Caps hope for an early clincher

The Caps had some time to enjoy Wednesday’s thrilling double overtime, comeback win over the Rangers at Madison Square Garden. Then it was on to the video room to see exactly how they fell behind 3-0 in the first place. The lessons learned there will be critical to the start of Game 5 on Saturday afternoon. The benefits this team will reap by ending a series early – finally – would be enormous. Especially with No. 2 Philadelphia and No. 3 Boston still fighting tooth and nail in their own best-of-seven series.

“These are hard. To finish a team off, to put them out, is very hard,” veteran center Jason Arnott said. “They’re going to be playing with every emotion and we’ve got to match that or be better than that. With our crowd and everything we can’t get too overconfident and overanxious. We got to go out and just play relaxed, play our system and just work hard.”

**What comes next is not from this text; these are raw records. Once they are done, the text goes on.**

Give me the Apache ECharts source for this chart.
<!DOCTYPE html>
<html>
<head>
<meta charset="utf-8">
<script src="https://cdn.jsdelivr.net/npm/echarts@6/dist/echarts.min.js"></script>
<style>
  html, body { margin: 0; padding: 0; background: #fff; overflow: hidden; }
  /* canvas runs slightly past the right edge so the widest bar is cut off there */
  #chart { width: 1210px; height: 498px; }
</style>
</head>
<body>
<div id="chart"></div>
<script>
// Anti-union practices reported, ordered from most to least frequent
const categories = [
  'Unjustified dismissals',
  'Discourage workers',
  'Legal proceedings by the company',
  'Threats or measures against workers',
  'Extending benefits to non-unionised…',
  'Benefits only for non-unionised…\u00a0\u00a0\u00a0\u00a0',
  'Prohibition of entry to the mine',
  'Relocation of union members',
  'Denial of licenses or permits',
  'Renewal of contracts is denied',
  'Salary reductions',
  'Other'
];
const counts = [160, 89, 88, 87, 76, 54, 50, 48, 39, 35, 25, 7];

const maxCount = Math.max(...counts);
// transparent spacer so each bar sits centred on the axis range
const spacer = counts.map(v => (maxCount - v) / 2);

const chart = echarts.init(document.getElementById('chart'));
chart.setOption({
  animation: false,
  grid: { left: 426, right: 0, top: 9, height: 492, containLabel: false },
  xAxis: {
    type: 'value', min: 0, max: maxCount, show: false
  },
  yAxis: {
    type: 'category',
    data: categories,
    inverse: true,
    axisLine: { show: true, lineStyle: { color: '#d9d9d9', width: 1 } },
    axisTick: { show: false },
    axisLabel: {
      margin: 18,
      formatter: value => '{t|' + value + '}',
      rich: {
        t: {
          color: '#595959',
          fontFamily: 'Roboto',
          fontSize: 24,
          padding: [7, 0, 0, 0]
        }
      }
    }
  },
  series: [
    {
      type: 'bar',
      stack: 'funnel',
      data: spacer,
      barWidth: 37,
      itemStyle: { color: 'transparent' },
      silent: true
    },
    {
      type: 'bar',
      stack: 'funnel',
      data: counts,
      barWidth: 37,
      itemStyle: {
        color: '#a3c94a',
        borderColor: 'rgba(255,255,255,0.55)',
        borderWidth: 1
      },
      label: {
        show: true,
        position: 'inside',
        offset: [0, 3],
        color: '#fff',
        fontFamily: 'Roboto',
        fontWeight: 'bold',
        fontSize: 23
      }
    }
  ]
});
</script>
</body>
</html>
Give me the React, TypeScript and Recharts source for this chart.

That’s a legitimate point. Sometimes a team can come out too keyed up and the home-ice advantage turns into a detriment. But there’s a fine line between guarding against that and becoming too complacent – even cocky – as we saw in Game 5 last year against Montreal. That 2-1 loss turned the tide of that series.

Not everyone wants to think about that game, of course: “I don’t remember nothing. I forget about it,” star left wing Alex Ovechkin said. But closing out a series is certainly a topic of conversation.

“Bruce has mentioned, the fourth game is the hardest game to win no matter and you saw it last night with Vancouver,” Matt Bradley said. “I’m sure they figured they were going to come home and have an easier game [against Chicago up 3-1] and win it. But a team that’s desperate and with their back against the wall is the toughest to play against. And I expect nothing different from the Rangers tomorrow night. They’re going to have their best game and work their hardest. If we’re not ready it’ll be a tough game and we won’t win.”